— Все кончено! Все кончено! Он оставил меня. Не на кого мне теперь надеяться, кроме себя самого!
Потом, неожиданно повернувшись ко мне с решительным видом, он сказал:
— Доктор, не будете ли вы так любезны и не дадите ли еще немного сахара? Думаю, он бы пригодился мне.
— И мухам? — спросил я.
— Да! Мухи тоже любят его, а я люблю мух; поэтому я люблю его.
А ведь есть люди столь невежественные, что отрицают у сумасшедших способность аргументированно рассуждать! Я выдал ему двойную порцию и оставил таким счастливым, каких, полагаю, не много людей на свете. Хотелось бы мне проследить ход его рассуждений.
Полночь.
Снова перемена в нем. Я навестил Люси, которую застал в хорошем состоянии, и, вернувшись назад, остановился у нашей калитки, чтобы полюбоваться на закат, как вдруг опять услышал его вопль. Так как; его комната выходит именно на эту сторону, я слышал все яснее, чем утром. Это больно ударило меня по нервам, этот переход от восхищения великолепным лондонским закатом с его яркими цветами и роскошными красками, оживляющими мрачные тучи и темную воду,— к ужасной суровой действительности моего холодного каменного здания, полного трепещущего горя и всего того, что так тяготит мою душу. Я попал к нему, как раз когда солнце садилось. Из его окна был виден красный диск солнца. По мере того как солнце заходило, бешенство Ренфилда постепенно уменьшалось; как только солнце совсем зашло, больной выскользнул из рук тех, кто его держал, на пол — инертной массой. Удивительно, однако, какой сильной бывает реакция у сумасшедших: через каких-нибудь пять минут он опять спокойно стоял на ногах и озирался вокруг. Я сделал служителям знак не держать его, так как мне было интересно видеть, что он предпримет. Он подошел к окну и выбросил остатки сахара, затем взял коробку с мухами, выпустил пленниц и выкинул коробку в окно, после чего закрыл окно и сел на кровать. Все это удивило меня, и я спросил:
— Разве вы больше не будете разводить мух?
— Нет,— ответил он,— вся эта дрянь мне надоела!
Вот поразительный тип! Хотелось бы мне разобраться в складе его ума или же постичь причину его внезапных перемен... Стойте! Разгадка, кажется, уже найдена,— если-бы только узнать, почему его били конвульсии з полдень и при заходе солнца. Неужели солнце в определенные периоды дурно или, вернее, возбуждающе влияет на некоторые натуры, подобно луне?

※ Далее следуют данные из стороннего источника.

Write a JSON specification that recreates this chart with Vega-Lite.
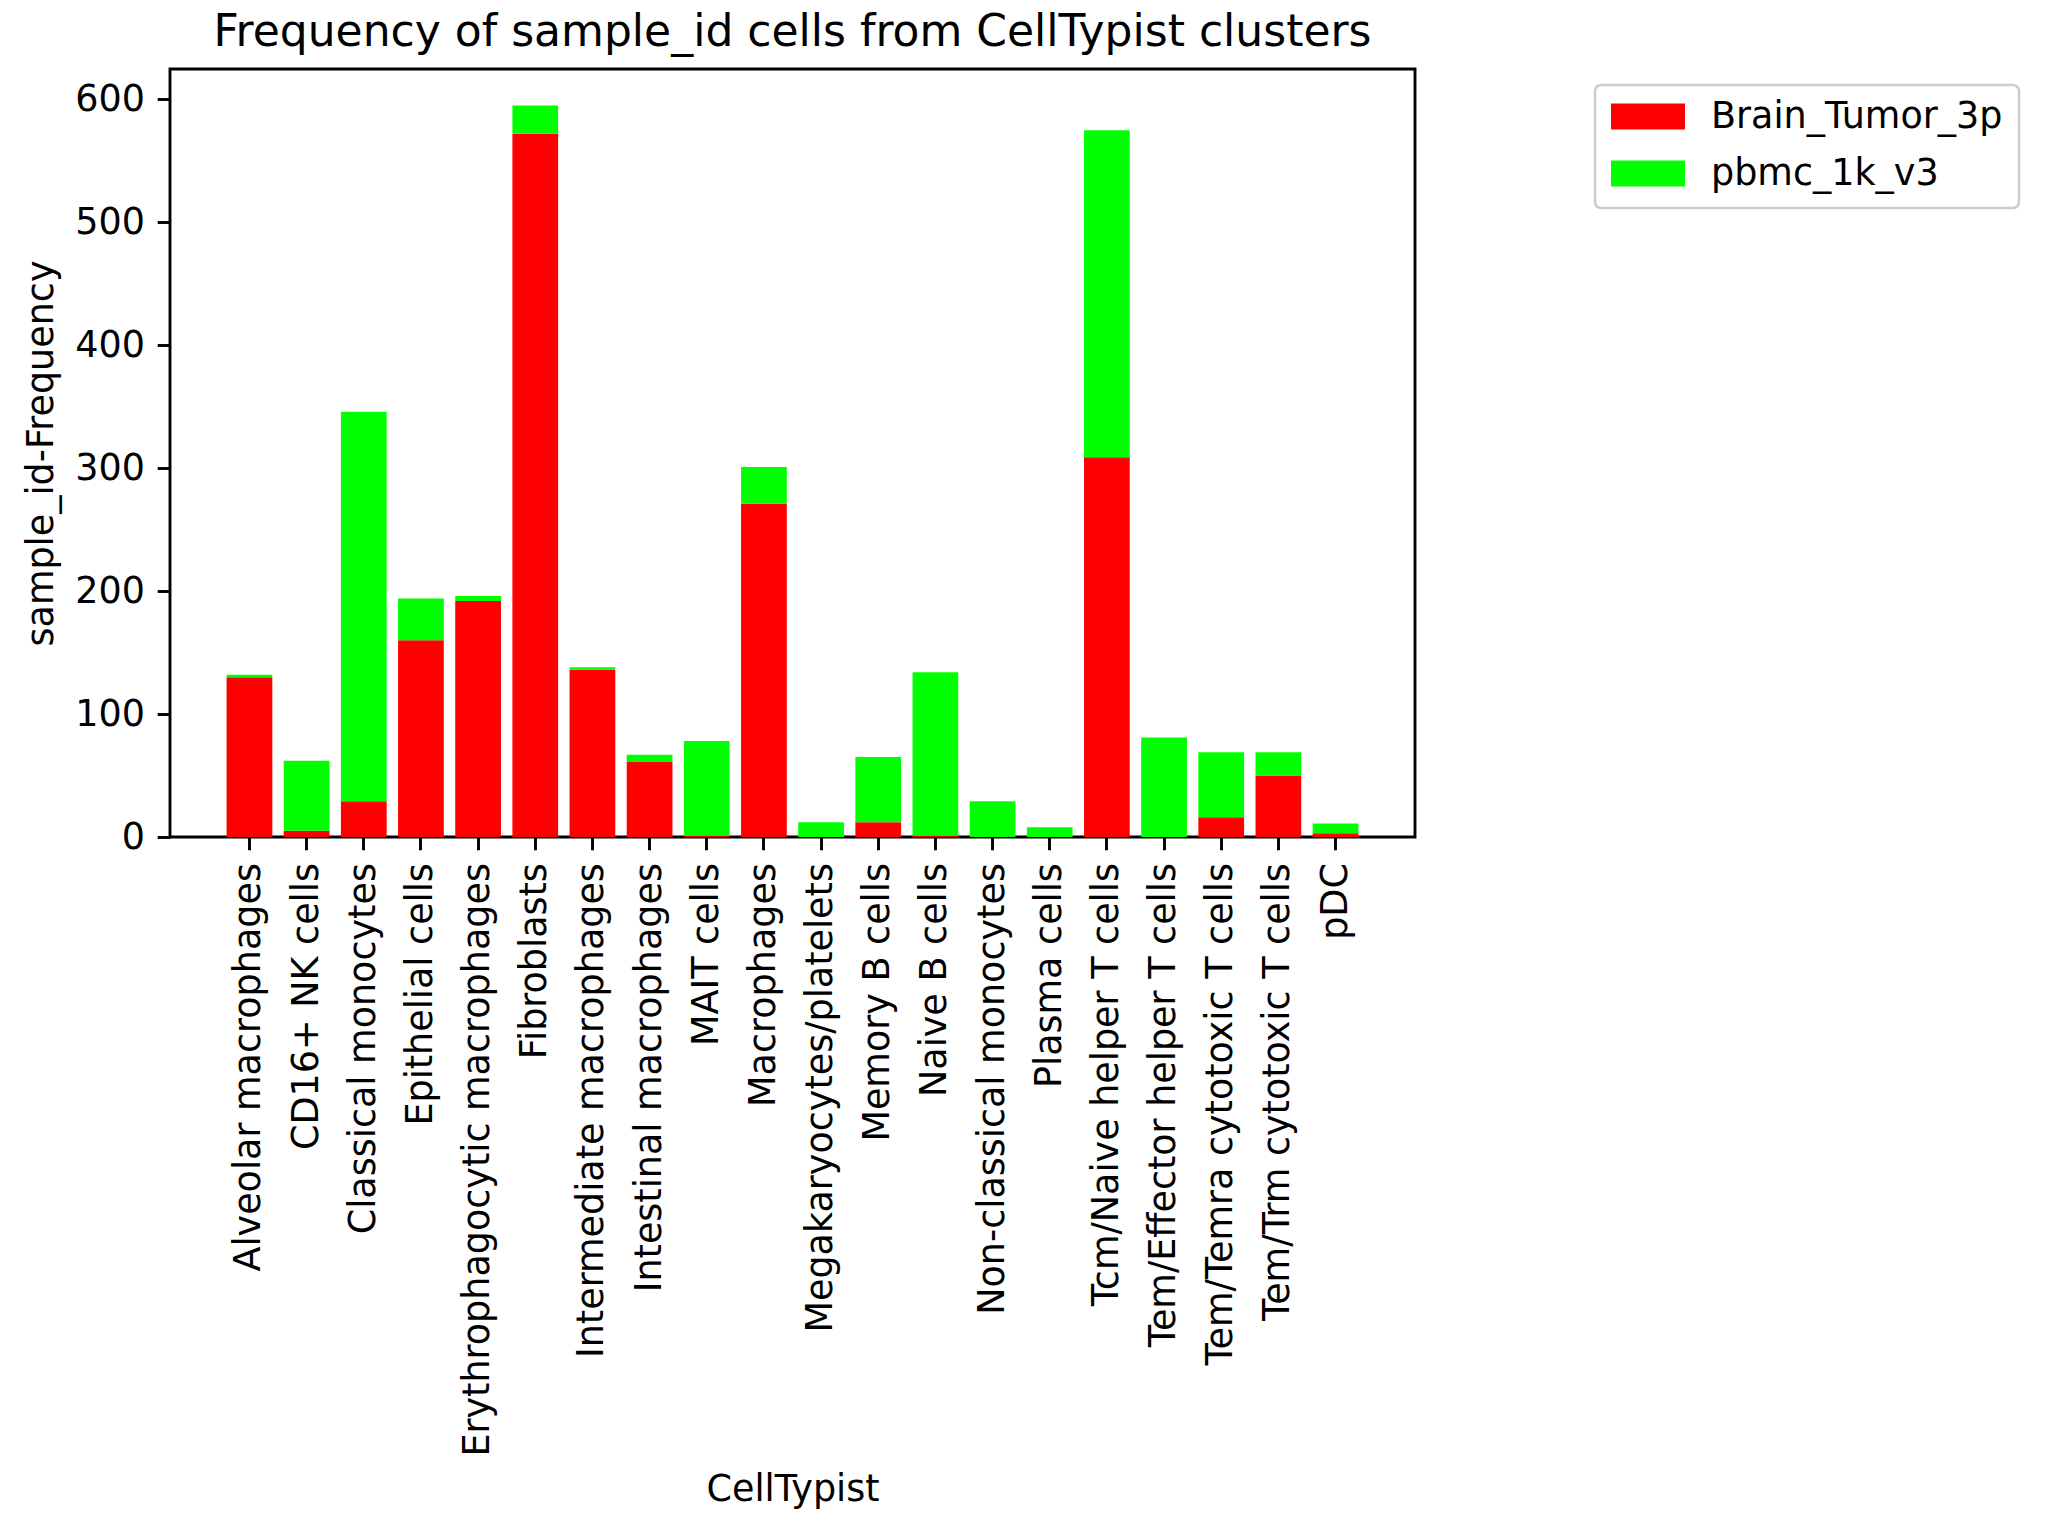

Посмотрим!
4 сентября,.
Пациентке сегодня значительно лучше.
5 сентября.
Пациентке гораздо лучше. Хороший аппетит, спокойный сон. Весела. Румянец возвращается.
6 сентября.
Ужасная перемена к худшему. Приезжайте немедленно. Я не стану телеграфировать Холмвуду, пока не увижусь с вами.
Глава X
6 сентября.
Мой дорогой Арт!
Мои сегодняшние новости не особенно хороши. Нынешним утром Люси выглядела заметно осунувшейся. С одной стороны, это оказалось неплохо, а именно: испуганная видом Люси, миссис Вестенра обратилась ко мне за советом. Я воспользовался этим и сказал, что Ван Хелсинг, мой старый, учитель, знаменитый диагност, как раз приезжает ко мне в гости. и я совместно с ним займусь здоровьем ее дочери. Так что теперь мы можем свободно действовать, не возбуждая ее подозрений, что, при ее болезни, могло бы вызвать ее смерть. Нас окружают трудности, всех нас, дорогой друг, но с Божьей помощью мы их преодолеем, а для Люси, при ее болезни, это было бы гибельным. Если случится что-нибудь непредвиденное, я сейчас же напишу вам, так что мое молчание примите как знак; того, что все в порядке и что я жду новостей. В спешке вечно ваш,
Джон Сьюард.
7 сентября.
Ван Хелсинг приехал снова. Прежде всего он спросил, сообщил ли я Артуру все симптомы болезни Люси. Я ответил отрицательно:
— Я ждал, пока не увижусь с вами, как и сообщал в телеграмме. Я только написал ему, что вы прибываете, поскольку мисс Вестенра нездоровится, и что в случае необходимости я дам ему знать.